Most importantly, it had a news department producing full newscasts.
However, the original effort only lasted 15 months, going to 24-hour subscription programming on April 1, 1983. A YouTube video of its last broadcast details the stations’ history and reasons for ending local programming:
News anchor Duke Skorich, who later moved to the Duluth market, explained on the last newscast that there was not enough advertising support to cover the station’s expenses:
“Over the course of these last few months, we have increased our efforts to make these stations profitable. We expanded our news coverage to the point that we were starting to be recognized as a major source of information for people throughout the Northland. But it has been a costly proposition and the return from the advertisers just wasn’t there. At least not enough to support the type of programming that the management here felt should be available to the viewing public.”
The final newscast includes reports from both WCCO-TV and KSTP-TV, as well as a full half-hour from CNN Headline News. The newscast notes that the station had a news bureau in Hibbing, intended to compete with Duluth-based stations.
Grand Rapids and Hibbing have always been considered to be part of the Duluth market. By the the time K18AI signed on, WIRT/13 Hibbing had already been on the air for 15 years relaying Duluth ABC affiliate WDIO/10 , with regular reports from the Iron Range appearing in WDIO/WIRT newscasts.
(Your reporter has worked at WDIO/WIRT for a combined 12 years, and despite having worked side-by-side with people who directly competed with K26AC/K18AI during its brief run, the topic has sadly never come up.)
In 1982, Bemidji was part of the now-defunct Alexandria market, with KNMT/12 (Walker) relaying NBC/ABC programming and local newscasts from KCMT/7 (Alexandria). The city had also been able to receive multiple Duluth stations via local translators since the 1950s and PBS station KAWE/9 (Bemidji) had signed on in 1980.
K26AC was owned by John Boler, who had previously owned KXJB/4 (Valley City-Fargo) and also helped develop the network now known as Prairie Public.
FCC records indicate that 17 days before K26AC aired its last newscast, Boler filed an application for a full-power station on channel 26 to replace K26AC. A construction permit was granted in July 1983 with the callsign KXBJ, but the full-power station was never built and the permit expired in 1985.
Boler was also the majority owner of a company that initially held the construction permit for what is now KNRR/12 (Pembina). The permit was granted in 1982, over the opposition of other broadcasters, but FCC records indicate KNRR didn’t begin operations until 1986.
While the K26AC experiment with low-power TV did not work out as planned, “LPTV” lives on in a different form in Bemidji: KAWE uses it as an acronym for Lakeland Public TV and has offered nightly newscasts called “Lakeland News” since the early 2000s.

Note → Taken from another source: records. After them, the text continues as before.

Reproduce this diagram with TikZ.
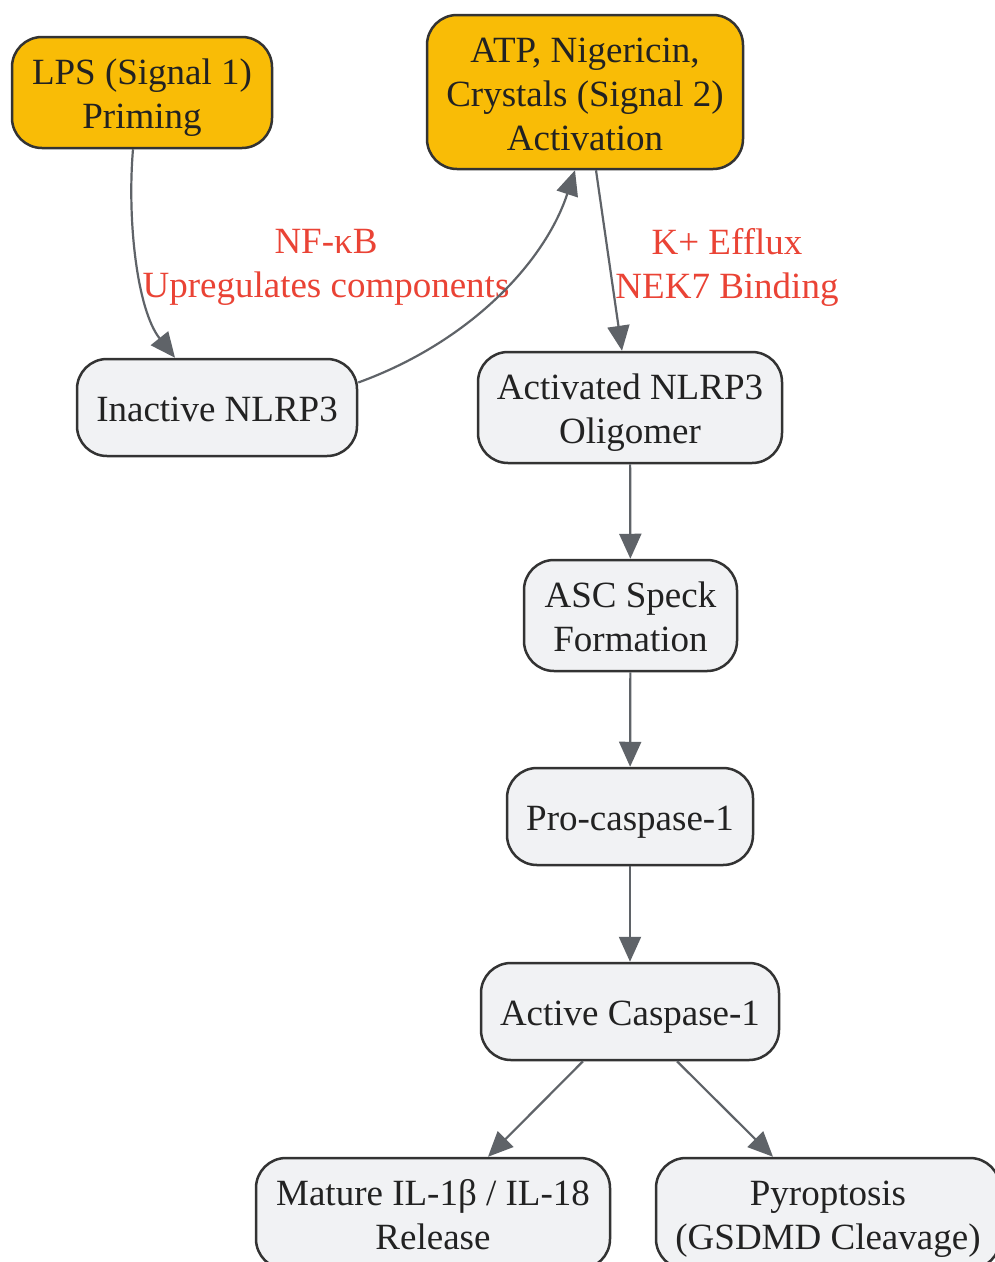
\documentclass[tikz,border=0pt]{standalone}
\usepackage{fontspec}
\setmainfont{Liberation Serif}
\usetikzlibrary{arrows.meta}
\definecolor{yel}{RGB}{249,188,6}
\definecolor{gry}{RGB}{241,242,244}
\definecolor{bord}{RGB}{51,51,51}
\definecolor{txt}{RGB}{34,34,34}
\definecolor{arr}{RGB}{95,99,104}
\definecolor{lred}{RGB}{234,67,53}
\newcommand\boxtxt[1]{\raisebox{0pt}[\dimexpr\height+11pt\relax][\depth]{\begin{tabular}{@{}c@{}}#1\end{tabular}}}
\begin{document}
\begin{tikzpicture}[x=1pt,y=-1pt,
  box/.style={draw=bord, line width=2.5pt, rounded corners=30pt, inner sep=0pt, text=txt, font=\fontsize{37}{44}\selectfont},
  sig/.style={box, fill=yel},
  proc/.style={box, fill=gry},
  conn/.style={draw=arr, line width=2.2pt, -{Triangle[length=25pt,width=22pt]}},
  lbl/.style={text=lred, align=center, inner sep=0pt, font=\fontsize{37}{44}\selectfont}]
\clip (0,0) rectangle (995,1262);
\fill[white] (0,0) rectangle (995,1262);
\node[sig, minimum width=260pt, minimum height=111pt] (lps) at (142,92.5) {\boxtxt{LPS (Signal 1)\\Priming}};
\node[sig, minimum width=316pt, minimum height=154pt] (atp) at (585,92) {\boxtxt{ATP, Nigericin,\\Crystals (Signal 2)\\Activation}};
\node[proc, minimum width=280pt, minimum height=97pt] (inact) at (217,407.5) {\boxtxt{Inactive NLRP3}};
\node[proc, minimum width=304pt, minimum height=111pt] (olig) at (630,407.5) {\boxtxt{Activated NLRP3\\Oligomer}};
\node[proc, minimum width=213pt, minimum height=111pt] (asc) at (630.5,615.5) {\boxtxt{ASC Speck\\Formation}};
\node[proc, minimum width=246pt, minimum height=97pt] (pro) at (630,816.5) {\boxtxt{Pro-caspase-1}};
\node[proc, minimum width=298pt, minimum height=97pt] (act) at (630,1011.5) {\boxtxt{Active Caspase-1}};
\node[proc, minimum width=354pt, minimum height=111pt] (mat) at (433,1213.5) {\boxtxt{Mature IL-1β / IL-18\\Release}};
\node[proc, minimum width=344pt, minimum height=111pt] (pyr) at (828,1213.5) {\boxtxt{Pyroptosis\\(GSDMD Cleavage)}};
\node[lbl] (l1) at (326,267) {NF-κB\\Upregulates components};
\node[lbl] (l2) at (727,267) {K+ Efflux\\NEK7 Binding};
\draw[conn] ([xshift=-9pt]lps.south) .. controls (127,220) and (137,310) .. ([xshift=-42pt]inact.north);
\draw[conn] ([yshift=25pt]inact.east) .. controls (470,342) and (545,262) .. ([xshift=-10pt]atp.south);
\draw[conn] ([xshift=11pt]atp.south) -- ([xshift=-8pt]olig.north);
\draw[conn] (olig) -- (asc);
\draw[conn] (asc) -- (pro);
\draw[conn] (pro) -- (act);
\draw[conn] ([xshift=-47pt]act.south) -- ([xshift=55pt]mat.north);
\draw[conn] ([xshift=47pt]act.south) -- ([xshift=-55pt]pyr.north);
\end{tikzpicture}
\end{document}
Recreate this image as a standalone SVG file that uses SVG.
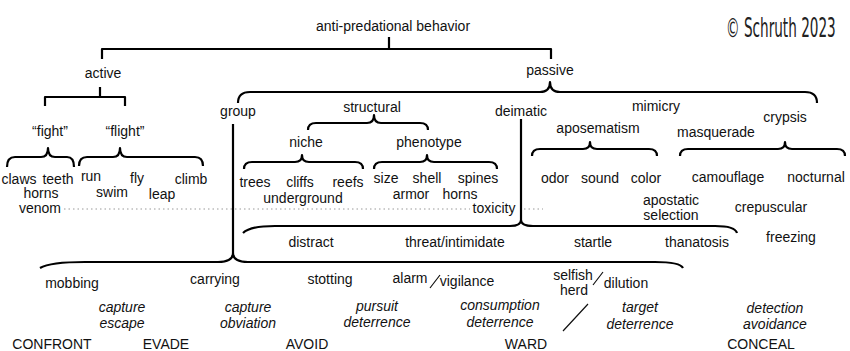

Later, the Bemidji and Grand Rapids stations were among many that relayed Fargo Independent station KVRR across parts of four markets in northern Minnesota in the 1980s. Besides three full-power satellites in Thief River Falls, Pembina, and Jamestown (which still exist today), KVRR was relayed on ten translators. Half were owned by the station.
A screengrab lists the translator network as it existed in 1996, by which time KVRR was a FOX affiliate:

Up until the late 1980s, Alexandria was a separate market from Minneapolis. The Bemidji, Park Rapids, Red Lake, and Walker areas were within the Alexandria market, while the Brainerd and Donnelly translators were in the Minneapolis market, the Grand Rapids translator was in the Duluth market, and the remaining translators were in the Fargo market.
Only Roseau still has a KVRR translator. So what happened to the rest?
- The Alexandria translator was part of the Selective TV system, which switched to different programming.
- The Bemidji translator, K26AC, was knocked off the air when KFTC signed on in 1999. (KFTC is a full-power license, and FCC rules give full-power stations priority.) K26AC had a construction permit to move to channel 34, but the license was deleted by 2001.
- The Brainerd translator went silent in 2008 and its license was deleted in 2009.
- The Devils Lake translator moved to channel 33 in 2003 but had left the air by 2009.
- The Donnelly translator was part of a system operated by the local phone cooperative. The translator licenses were deleted in 2008.
- The Grand Rapids translator, K18AI, switched its source to KQDS-TV (Duluth) in 1999, when KQDS signed on, because Grand Rapids is in the Duluth market. It later moved to channel 29 as K29EB-D and remains on the air today.
- The Park Rapids translator was deleted in 2013.
- The Red Lake translator was part of the system operated by the Red Lake Band of Chippewa, which is still on the air but no longer carries KVRR.
- The Roseau translator is owned by Roseau County. The translator system changed channels a few times due to the first digital transition, and KVRR was last known to be relayed on K26OH-D.
- The Walker translator is owned by Leech Lake TV Corp. It moved to a different channel and now carries KFTC.
At one point, some of these translators were slated to become part of a new TV system that was to have been called the Minnesota Independent Network. It never happened, but that’s a story for a different day.